MBTI – Myers Briggs Type Inventory

Discovering your strengths

…and working better with others: understanding personality types via the Myers-Briggs Type Indicator (MBTI)

Myers-Briggs – background information

What IS the MBTI?

The MBTI is a method of personality profiling that will help you to explore your preferences for taking in information and making decisions. The framework also looks at where you prefer to focus your attention, and how you prefer to live your life.

It will give you information about your preferred style of working and interacting with other people. There are no good or bad types: all are equally valid. A key feature of the MBTI is its focus on the likely strengths and positive qualities of different personality styles.

Uses of the MBTI

The results can give you information that can be of great practical value in providing increased self-understanding, appreciating different styles, and exploring possible development issues.

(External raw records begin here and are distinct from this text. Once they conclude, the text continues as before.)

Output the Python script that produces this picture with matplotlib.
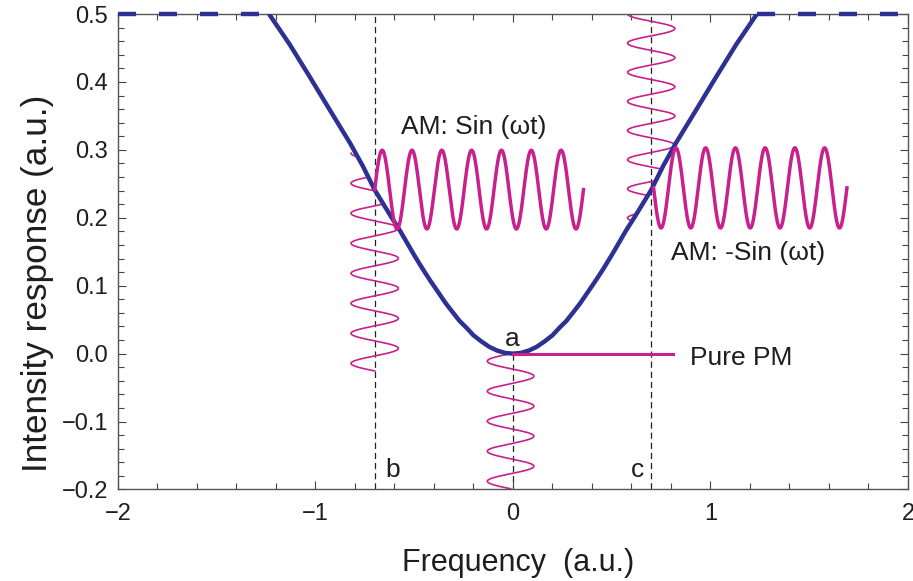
import numpy as np
import matplotlib
matplotlib.use("Agg")
import matplotlib.pyplot as plt
from matplotlib.ticker import MultipleLocator, FuncFormatter

plt.rcParams.update({"font.family": ["Liberation Sans", "DejaVu Sans"],
                     "lines.scale_dashes": False})

NAVY = "#2e3192"
MAGENTA = "#c8208c"
INK = "#1e1e1e"

# filter response curve (frequency, intensity)
curve_x = [-1.235, -1.13, -1.03, -0.93, -0.825, -0.76, -0.70, -0.62, -0.57, -0.50, -0.46,
           -0.42, -0.38, -0.34, -0.30, -0.27, -0.235, -0.20, -0.16, -0.12, -0.08, -0.04, 0.0,
           0.04, 0.08, 0.12, 0.16, 0.20, 0.235, 0.27, 0.30, 0.34, 0.38, 0.42, 0.46, 0.50,
           0.57, 0.62, 0.70, 0.76, 0.825, 0.93, 1.03, 1.13, 1.235]
curve_y = [0.500, 0.455, 0.408, 0.360, 0.310, 0.276, 0.241, 0.203, 0.180, 0.145, 0.126,
           0.108, 0.091, 0.074, 0.059, 0.048, 0.038, 0.027, 0.018, 0.010, 0.0045, 0.001, 0.0,
           0.001, 0.0045, 0.010, 0.018, 0.027, 0.038, 0.048, 0.059, 0.074, 0.091, 0.108, 0.126,
           0.145, 0.180, 0.203, 0.241, 0.276, 0.310, 0.360, 0.408, 0.455, 0.500]
clip_level = 0.5
x_range = [-2, 2]

# operating points a, b, c
op_x = [0.0, -0.70, 0.70]
op_names = ["a", "b", "c"]

# input frequency wobble drawn vertically: centre x, amplitude, period (y), start y, cycles, phase
vwaves = [
    dict(cx=-0.012, amp=0.118, period=0.0442, y0=0.0, cycles=4.5, phase="sin"),     # a
    dict(cx=-0.70, amp=0.120, period=0.0442, y0=0.295, cycles=7.25, phase="cos"),   # b
    dict(cx=0.70, amp=0.120, period=0.0429, y0=0.5, cycles=7.25, phase="cos"),      # c
]
# the part on the far side of the curve is left out (side, only above this level)
vwave_hide = [(None, 0), ("above", 0.18), ("below", -1.0)]

# output intensity waves: start x, centre y, amplitude, period (x), cycles, sign
am_waves = [
    dict(x0=-0.70, cy=0.2415, amp=0.058, period=0.151, cycles=7.0, sign=1),
    dict(x0=0.712, cy=0.244, amp=0.059, period=0.1506, cycles=6.5, sign=-1),
]
pm_line_x = [0.0, 0.81]

fig = plt.figure(figsize=(9.13, 5.81), dpi=100)
ax = fig.add_axes([0.1292, 0.1575, 0.8653, 0.8184])

# dashed guide lines
guide = dict(color="#222", lw=0.9, dashes=(4.5, 2.8), zorder=1)
ax.plot([op_x[1]] * 2, [-0.2, 0.5], **guide)
ax.plot([op_x[2]] * 2, [-0.2, 0.5], **guide)
ax.plot([op_x[0]] * 2, [0.0, -0.2], **guide)

# vertical input waves
for w, (side, level) in zip(vwaves, vwave_hide):
    t = np.linspace(0, w["cycles"], 800)
    yy = w["y0"] - t * w["period"]
    if w["phase"] == "sin":
        xx = w["cx"] - w["amp"] * np.sin(2 * np.pi * t)
    else:
        xx = w["cx"] - w["amp"] * np.cos(2 * np.pi * t)
    cy = np.interp(xx, curve_x, curve_y)
    if side == "above":
        xx = np.where((yy > cy) & (yy > level), np.nan, xx)
    elif side == "below":
        xx = np.where((yy < cy) & (yy > level), np.nan, xx)
    ax.plot(xx, yy, color=MAGENTA, lw=1.2, zorder=2)

# response curve and clipped flat parts
ax.plot(curve_x, curve_y, color=NAVY, lw=3.2, solid_capstyle="butt",
        solid_joinstyle="round", zorder=3)
ax.plot([x_range[0], curve_x[0]], [clip_level] * 2, color=NAVY, lw=3.2,
        dashes=(13, 16.5), dash_capstyle="butt", zorder=5, clip_on=False)
ax.plot([curve_x[-1], x_range[1]], [clip_level] * 2, color=NAVY, lw=3.2,
        dashes=(13, 16.5), dash_capstyle="butt", zorder=5, clip_on=False)

# output waves
for w in am_waves:
    xx = np.linspace(w["x0"], w["x0"] + w["cycles"] * w["period"], 800)
    yy = w["cy"] + w["sign"] * w["amp"] * np.sin(2 * np.pi * (xx - w["x0"]) / w["period"])
    ax.plot(xx, yy, color=MAGENTA, lw=2.5, zorder=4)
ax.plot(pm_line_x, [0, 0], color=MAGENTA, lw=2.2, zorder=4)

# labels
fs = 19
ax.text(-0.565, 0.323, "AM: Sin (\u03c9t)", fontsize=fs, color=INK, va="baseline")
ax.text(0.80, 0.138, "AM: -Sin (\u03c9t)", fontsize=fs, color=INK, va="baseline")
ax.text(0.896, -0.017, "Pure PM", fontsize=fs, color=INK, va="baseline")
ax.text(-0.005, 0.0116, op_names[0], fontsize=fs, color=INK, ha="center", va="baseline")
ax.text(-0.648, -0.181, op_names[1], fontsize=fs, color=INK, va="baseline")
ax.text(0.598, -0.181, op_names[2], fontsize=fs, color=INK, va="baseline")

ax.set_xlim(-2, 2)
ax.set_ylim(-0.2, 0.5)
ax.xaxis.set_major_locator(MultipleLocator(1))
ax.xaxis.set_minor_locator(MultipleLocator(0.2))
ax.yaxis.set_major_locator(MultipleLocator(0.1))
ax.yaxis.set_minor_locator(MultipleLocator(0.02))
ax.yaxis.set_major_formatter(FuncFormatter(lambda v, p: f"{v:.1f}".replace("-", "\u2212")))
ax.tick_params(which="both", direction="in", top=True, right=True, color="#444", width=0.8,
               labelsize=17, labelcolor=INK)
ax.tick_params(which="major", length=6)
ax.tick_params(which="minor", length=4)
ax.tick_params(axis="x", pad=10)
ax.tick_params(axis="y", pad=7)
for s in ax.spines.values():
    s.set_color("#555")
    s.set_linewidth(1.0)

fig.text(518 / 913, 1 - 563 / 581, "Frequency  (a.u.)", fontsize=22, color=INK,
         ha="center", va="center")
fig.text(37 / 913, 1 - 283 / 581, "Intensity response (a.u.)", fontsize=25.3, color=INK,
         ha="center", va="center", rotation=90)

fig.savefig("out.png", dpi=100, facecolor="white")
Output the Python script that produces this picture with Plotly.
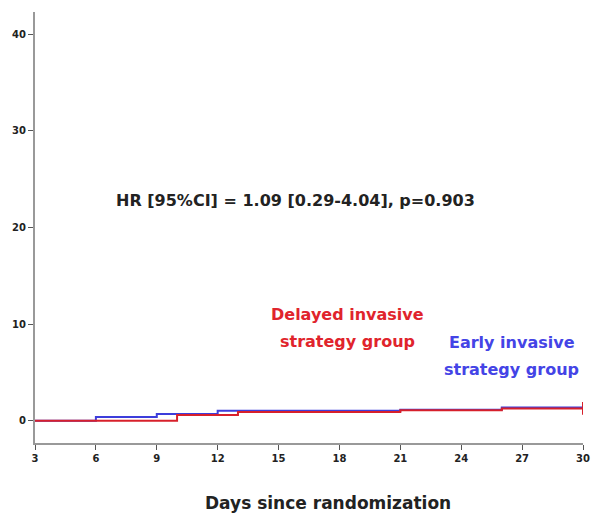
import plotly.graph_objects as go

# Step-function data (days, cumulative event %)
early_days = [3, 6, 9, 12, 21, 26, 30]
early_vals = [0.0, 0.4, 0.7, 1.05, 1.15, 1.38, 1.38]
delayed_days = [3, 10, 13, 21, 26, 30]
delayed_vals = [0.0, 0.6, 0.92, 1.08, 1.28, 1.28]

x_ticks = [3, 6, 9, 12, 15, 18, 21, 24, 27, 30]
y_ticks = [0, 10, 20, 30, 40]

BLUE = "#3d3ddb"
RED = "#d7202b"

fig = go.Figure()
fig.add_trace(go.Scatter(x=early_days, y=early_vals, mode="lines",
                         line=dict(color=BLUE, width=2, shape="hv"), showlegend=False))
fig.add_trace(go.Scatter(x=delayed_days, y=delayed_vals, mode="lines",
                         line=dict(color=RED, width=2, shape="hv"), showlegend=False))
fig.add_trace(go.Scatter(x=[delayed_days[-1]], y=[delayed_vals[-1]], mode="markers",
                         marker=dict(symbol="line-ns", size=9, line=dict(color=RED, width=2)),
                         showlegend=False))

fnt = "DejaVu Sans, sans-serif"
tickfont = dict(size=10, family=fnt, color="#222")
fig.update_layout(
    width=602, height=519,
    margin=dict(l=33, r=15, t=12, b=76),
    paper_bgcolor="white", plot_bgcolor="white",
    font=dict(family=fnt, color="#222"),
    xaxis=dict(range=[3, 30], tickvals=x_ticks, ticktext=[f"<b>{v}</b>" for v in x_ticks],
               showgrid=False, zeroline=False, showline=True, linecolor="#999",
               linewidth=2, ticks="outside", ticklen=5, tickcolor="#555", tickwidth=1,
               tickfont=tickfont),
    yaxis=dict(range=[-2.3, 42.3], tickvals=y_ticks, ticktext=[f"<b>{v}</b>" for v in y_ticks],
               showgrid=False, zeroline=False, showline=True, linecolor="#999",
               linewidth=2, ticks="outside", ticklen=5, tickcolor="#555", tickwidth=1,
               tickfont=tickfont),
)

def txt(x, y, s, color, size=16):
    fig.add_annotation(x=x, y=y, xref="x", yref="y", text=f"<b>{s}</b>",
                       showarrow=False, font=dict(size=size, family=fnt, color=color))

txt(15.85, 22.8, "HR [95%CI] = 1.09 [0.29-4.04], p=0.903", "#222")
txt(18.4, 11.0, "Delayed invasive", "#e0242c")
txt(18.4, 8.2, "strategy group", "#e0242c")
txt(26.5, 8.1, "Early invasive", "#4444e6")
txt(26.5, 5.3, "strategy group", "#4444e6")

# x-axis title (placed as annotation, slightly right of centre like the original)
fig.add_annotation(x=(329 - 33) / 554, y=-(503 - 443) / 431, xref="paper", yref="paper",
                   xanchor="center", yanchor="middle",
                   text="<b>Days since randomization</b>", showarrow=False,
                   font=dict(size=17, family=fnt, color="#222"))

fig.write_html("out.html")
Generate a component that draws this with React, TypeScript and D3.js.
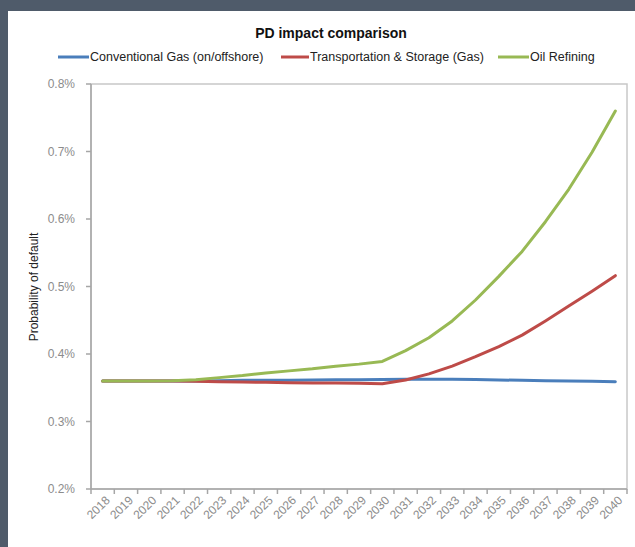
import * as d3 from "d3";

const YEARS = [
  "2018", "2019", "2020", "2021", "2022", "2023", "2024", "2025", "2026", "2027", "2028", "2029",
  "2030", "2031", "2032", "2033", "2034", "2035", "2036", "2037", "2038", "2039", "2040",
];

// probability of default, in percent
const CONVENTIONAL_GAS = [
  0.36, 0.36, 0.36, 0.36, 0.36, 0.3605, 0.361, 0.361, 0.3612, 0.3615, 0.362, 0.362,
  0.3622, 0.3625, 0.3625, 0.3625, 0.3622, 0.3615, 0.361, 0.3605, 0.36, 0.3595, 0.359,
];
const TRANSPORT_STORAGE = [
  0.36, 0.36, 0.36, 0.36, 0.3595, 0.359, 0.3585, 0.358, 0.3575, 0.357, 0.357, 0.3565,
  0.356, 0.3615, 0.3705, 0.382, 0.396, 0.411, 0.428, 0.449, 0.471, 0.493, 0.516,
];
const OIL_REFINING = [
  0.36, 0.36, 0.36, 0.3605, 0.362, 0.365, 0.368, 0.372, 0.375, 0.378, 0.382, 0.385,
  0.389, 0.405, 0.424, 0.449, 0.48, 0.515, 0.552, 0.596, 0.644, 0.699, 0.76,
];
const Y_TICKS = [0.2, 0.3, 0.4, 0.5, 0.6, 0.7, 0.8];

const SERIES = [
  { name: "Conventional Gas (on/offshore)", values: CONVENTIONAL_GAS, color: "#4a7ebb" },
  { name: "Transportation & Storage (Gas)", values: TRANSPORT_STORAGE, color: "#be4b48" },
  { name: "Oil Refining", values: OIL_REFINING, color: "#98b954" },
];

const W = 635;
const H = 547;
const plot = { left: 91, right: 627, top: 84, bottom: 489 };
const FONT = "'Liberation Sans', Arial, sans-serif";
const AXIS = "#a6a6a6";
const LABEL = "#8c8c8c";

const legendPos = [
  { x: 58, len: 31 },
  { x: 281, len: 28 },
  { x: 498, len: 31 },
];

export default function App() {
  const x = d3.scaleBand<string>().domain(YEARS).range([plot.left, plot.right]).padding(0);
  const y = d3.scaleLinear().domain([0.2, 0.8]).range([plot.bottom, plot.top]);
  const cx = (i: number) => (x(YEARS[i]) ?? 0) + x.bandwidth() / 2;

  const line = d3
    .line<number>()
    .x((_, i) => cx(i))
    .y((d) => y(d));

  const boundaries = [...YEARS.map((yr) => x(yr) ?? 0), plot.right];

  return (
    <svg
      width={W}
      height={H}
      style={{ position: "fixed", left: 0, top: 0 }}
      fontFamily={FONT}
    >
      <rect x={0} y={0} width={W} height={H} fill="#4f5b6a" />
      <rect x={8} y={11} width={W - 8} height={H - 11} fill="#ffffff" />

      <text x={331} y={38} textAnchor="middle" fontSize={14} fontWeight="bold" fill="#111">
        PD impact comparison
      </text>

      {SERIES.map((s, i) => (
        <g key={s.name}>
          <line
            x1={legendPos[i].x}
            x2={legendPos[i].x + legendPos[i].len}
            y1={57}
            y2={57}
            stroke={s.color}
            strokeWidth={3}
          />
          <text x={legendPos[i].x + legendPos[i].len + 1} y={61} fontSize={12.5} fill="#222">
            {s.name}
          </text>
        </g>
      ))}

      {/* plot frame */}
      <rect
        x={plot.left}
        y={plot.top}
        width={plot.right - plot.left}
        height={plot.bottom - plot.top}
        fill="none"
        stroke="#c8c8c8"
        strokeWidth={1.5}
      />
      <line x1={plot.left} x2={plot.left} y1={plot.top} y2={plot.bottom} stroke={AXIS} strokeWidth={1.5} />
      <line x1={plot.left} x2={plot.right} y1={plot.bottom} y2={plot.bottom} stroke={AXIS} strokeWidth={1.5} />

      {Y_TICKS.map((t) => (
        <g key={t}>
          <line x1={plot.left - 5} x2={plot.left} y1={y(t)} y2={y(t)} stroke={AXIS} strokeWidth={1.5} />
          <text x={plot.left - 16} y={y(t)} dy="0.35em" textAnchor="end" fontSize={12} fill={LABEL}>
            {`${t.toFixed(1)}%`}
          </text>
        </g>
      ))}

      {boundaries.map((b, i) => (
        <line key={i} x1={b} x2={b} y1={plot.bottom} y2={plot.bottom + 5} stroke={AXIS} strokeWidth={1.5} />
      ))}

      {YEARS.map((yr, i) => (
        <text
          key={yr}
          transform={`translate(${cx(i) + 5},${plot.bottom + 9}) rotate(-45)`}
          dy="0.35em"
          textAnchor="end"
          fontSize={12}
          fill={LABEL}
        >
          {yr}
        </text>
      ))}

      <text
        transform={`translate(38,287) rotate(-90)`}
        textAnchor="middle"
        fontSize={12}
        fill="#222"
      >
        Probability of default
      </text>

      {SERIES.map((s) => (
        <path
          key={s.name}
          d={line(s.values) ?? ""}
          fill="none"
          stroke={s.color}
          strokeWidth={3}
          strokeLinejoin="round"
          strokeLinecap="round"
        />
      ))}
    </svg>
  );
}
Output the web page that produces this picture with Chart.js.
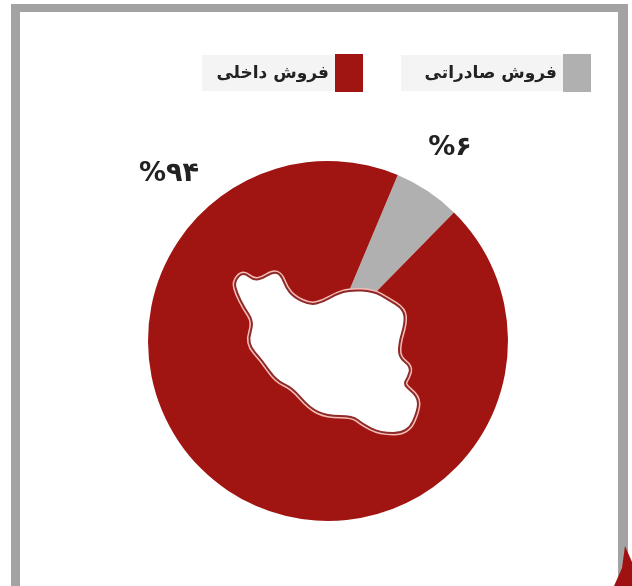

The range of possible uses of the results is very wide. Applications include:

  • developing effective teams
  • improving communication and resolving conflict
  • identifying leadership style
  • enhancing personal development
  • exploring problem-solving and learning styles
  • understanding reactions to change and stress
  • career development

I think one of the main selling points of MBTI is the potential for increasing self-awareness: it’s a great way of establishing strengths (and thus weaknesses) in a very non-threatening, and thus highly acceptable way. I often explain that I changed career partially in consequence of doing my MBTI – though it took me 5 years, so it is not likely to lead to huge upheaval. I think a much more significant, and immediate, benefit, is a much better understanding of how individuals react together, which often significantly reduces conflict. It might also shed alternative light on some of the processes operating within teams. It has the scope to improve effectiveness of individuals and groups.

Importantly, the MBTI should not used for assessment for selection or to limit or to pigeon-hole people.

More detail of MBTI theory

According to MBTI theory, derived in turn from Jungian theory, everyone has a natural preference for one of the two opposites on each of the four MBTI dimensions. You use both preferences at different times, but not both at once, and not, in most cases, with equal comfort or confidence. When you use your preferred approach, you are generally at your best and feel most confident, natural and energetic.